Henry James

About Henry James

Henry James (1843-1916) stands as one of the most significant figures in the transition from 19th-century realism to 20th-century modernism. His life, marked by a constant oscillation between the United States and Europe, profoundly shaped his literary themes, and his meticulous, psychologically-driven prose established a new standard for the modern novel.

Born into an intellectually prominent family in New York City, James was the son of a notable theologian and the younger brother of the renowned philosopher and psychologist, William James. His childhood was a patchwork of European and American experiences, with the family frequently traveling and residing abroad. This “sensuous education,” as his father called it, exposed him to a cosmopolitan world from an early age, but it also instilled a sense of a dual identity that would become the central theme of his work. While his brother William pursued a more academic path, Henry’s early passion for writing was undeniable. After a brief and unenthusiastic year at Harvard Law School, he dedicated himself to a literary career, publishing his first short story in 1864.

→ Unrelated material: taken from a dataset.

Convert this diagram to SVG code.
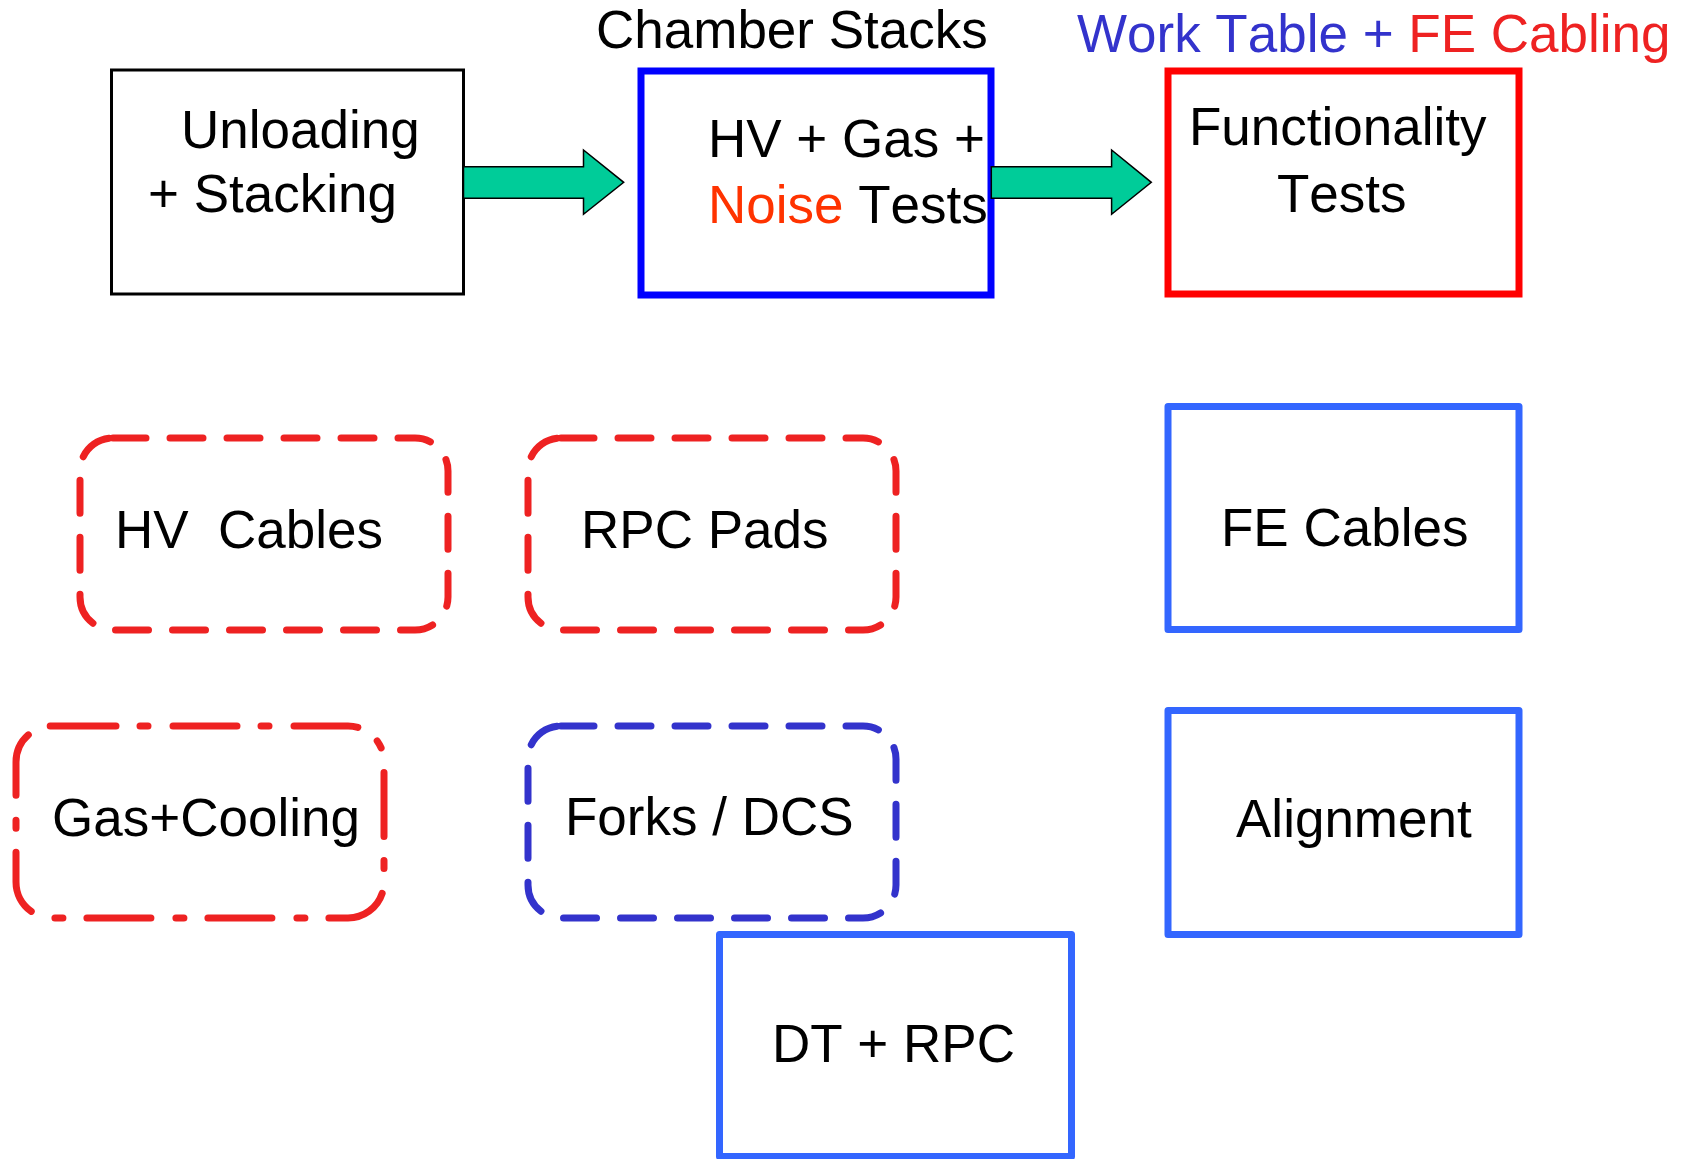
<svg xmlns="http://www.w3.org/2000/svg" width="1687" height="1159" viewBox="0 0 1687 1159">
<style>
text{font-family:"Liberation Sans",Arial,sans-serif;font-size:53px;fill:#000;font-kerning:none}
.solid{fill:none;stroke-linejoin:miter}
.dash{fill:none;stroke:#EE2222;stroke-width:7;stroke-linecap:round;stroke-dasharray:33 24}
.dashb{fill:none;stroke:#3333CC;stroke-width:7;stroke-linecap:round;stroke-dasharray:33 24}
.dashdot{fill:none;stroke:#EE2222;stroke-width:7;stroke-linecap:round;stroke-dasharray:64 24 8 25}
.lb{fill:none;stroke:#3366FF;stroke-width:7;stroke-linejoin:round}
.arrow{fill:#00CC99;stroke:#000;stroke-width:1.5}
</style>
<rect width="1687" height="1159" fill="#fff"/>
<g id="title-chamber"><text x="596" y="48">Chamber Stacks</text></g>
<g id="title-worktable"><text x="1077" y="52"><tspan fill="#3333CC">Work Table + </tspan><tspan fill="#EE2222">FE Cabling</tspan></text></g>
<g id="unloading">
<rect class="solid" x="111.5" y="70" width="352" height="224" stroke="#000" stroke-width="3"/>
<text x="181" y="148">Unloading</text>
<text x="148" y="212">+ Stacking</text>
</g>
<g id="hvgas">
<rect class="solid" x="641" y="71" width="350" height="224" stroke="#0000FF" stroke-width="7"/>
<text x="708" y="157">HV + Gas +</text>
<text x="708" y="223"><tspan fill="#FF3300">Noise</tspan> Tests</text>
</g>
<g id="functionality">
<rect class="solid" x="1168" y="71" width="351" height="223" stroke="#FF0000" stroke-width="7"/>
<text x="1189" y="145">Functionality</text>
<text x="1277" y="212">Tests</text>
</g>
<g id="connectors">
<polygon class="arrow" points="463.5,166.7 583.5,166.7 583.5,150 623.7,182.3 583.5,214.3 583.5,198.3 463.5,198.3"/>
<polygon class="arrow" points="991.3,166.7 1111.6,166.7 1111.6,150 1151.3,182.3 1111.6,214.3 1111.6,198.3 991.3,198.3"/>
</g>
<g id="hvcables">
<rect class="dash" x="80" y="438" width="368" height="192" rx="33" ry="33"/>
<text x="115" y="548" xml:space="preserve">HV  Cables</text>
</g>
<g id="rpcpads">
<rect class="dash" x="528" y="438" width="368" height="192" rx="33" ry="33"/>
<text x="581" y="548">RPC Pads</text>
</g>
<g id="fecables">
<rect class="lb" x="1168" y="406.5" width="351" height="223"/>
<text x="1221" y="546">FE Cables</text>
</g>
<g id="gascooling">
<rect class="dashdot" x="16" y="726" width="368" height="192" rx="36" ry="36"/>
<text x="52" y="836">Gas+Cooling</text>
</g>
<g id="forksdcs">
<rect class="dashb" x="528" y="726" width="368" height="192" rx="33" ry="33"/>
<text x="565" y="835">Forks / DCS</text>
</g>
<g id="alignment">
<rect class="lb" x="1168" y="710.5" width="351" height="224"/>
<text x="1236" y="837">Alignment</text>
</g>
<g id="dtrpc">
<rect class="lb" x="719.5" y="934.5" width="352" height="222"/>
<text x="772" y="1062">DT + RPC</text>
</g>
</svg>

James’s early career was defined by his quest to establish himself as a serious writer, a journey that led him permanently to Europe. He lived in Paris for a time, where he socialized with literary giants like Flaubert and Turgenev, but he never felt fully at home there. In 1876, he moved to London, where he found a more receptive environment and a society that seemed to offer the richness and complexity he sought to capture in his fiction. His reputation grew with the publication of novels like The American (1877) and the novella Daisy Miller (1878), works that first articulated his “international theme”—the clash between American innocence and European sophistication. His first major masterpiece, The Portrait of a Lady (1881), solidified his fame by exploring this theme through the character of Isabel Archer, a young American woman whose independent spirit is tested by the intrigues of European high society.

By the 1880s, James had become a fixture in English literary circles, but his personal life remained largely private and enigmatic. He never married and his most significant relationships were with a close circle of intellectual friends. His foray into the theater in the 1890s proved a financial and critical failure, a period of personal and professional disappointment that led to a re-evaluation of his craft. He returned to novel-writing with a renewed intensity, a period that would produce his great late works. In 1915, in a final gesture of loyalty to his adopted home and a protest against the United States’ initial neutrality in World War I, he became a naturalized British citizen, a year before his death in 1916.

Henry James’s literary achievement lies in his profound exploration of human consciousness and his elevation of the novel to a serious art form. He moved beyond the conventions of straightforward narrative to delve into the psychological complexities of his characters, pioneering a form of psychological realism that would become foundational to modern literature.

His thematic preoccupations are deeply intertwined with his biography. The “international theme”—the encounter between Americans and Europeans—is the most well-known. In works like Daisy Miller, The Portrait of a Lady, and his late trilogy, The Wings of the Dove, The Ambassadors, and The Golden Bowl, he meticulously examines how the naive, democratic, and moralistic sensibility of the New World confronts the ancient, refined, and often corrupt traditions of the Old. However, beneath this cultural clash lies a deeper conflict: the struggle of the individual’s inner world against the strictures and judgments of society.

James’s most significant contribution to the art of the novel is his mastery of “point of view.” Eschewing the omniscient narrator of his Victorian predecessors, he developed a technique of “focalization,” presenting the story primarily through the consciousness of one or more central characters. This approach forces the reader to experience the world as the character does, with all their ambiguities, misperceptions, and flawed judgments. The narrative becomes a process of discovery, where “the effort really to see and really to represent” is both the character’s and the reader’s task. This method is what gives his works their signature ambiguity and psychological depth, most famously in the chilling ghost story The Turn of the Screw, where the reader is left to question the governess’s sanity and the reality of the ghosts she sees.

His style is notoriously complex, a reflection of the intricate inner lives he sought to capture. His sentences are long, rich with subordinate clauses, parenthetical asides, and qualified observations. This deliberate syntax can be challenging, but it is a necessary tool for conveying the subtle nuances of thought and social interaction. Every word is carefully chosen to convey a precise shade of meaning, making his prose a work of art in itself. As a critic, he articulated his beliefs in essays like “The Art of Fiction,” arguing that the novel’s purpose was to “represent life” and that the novelist’s responsibility was to be a moral observer, not a didactic preacher.

Ultimately, Henry James’s enduring legacy rests on his ability to transform the novel from a form of entertainment into a rigorous investigation of human character. His work is a testament to the power of the moral imagination and a timeless exploration of how we come to know ourselves and others in a complex and often deceitful world.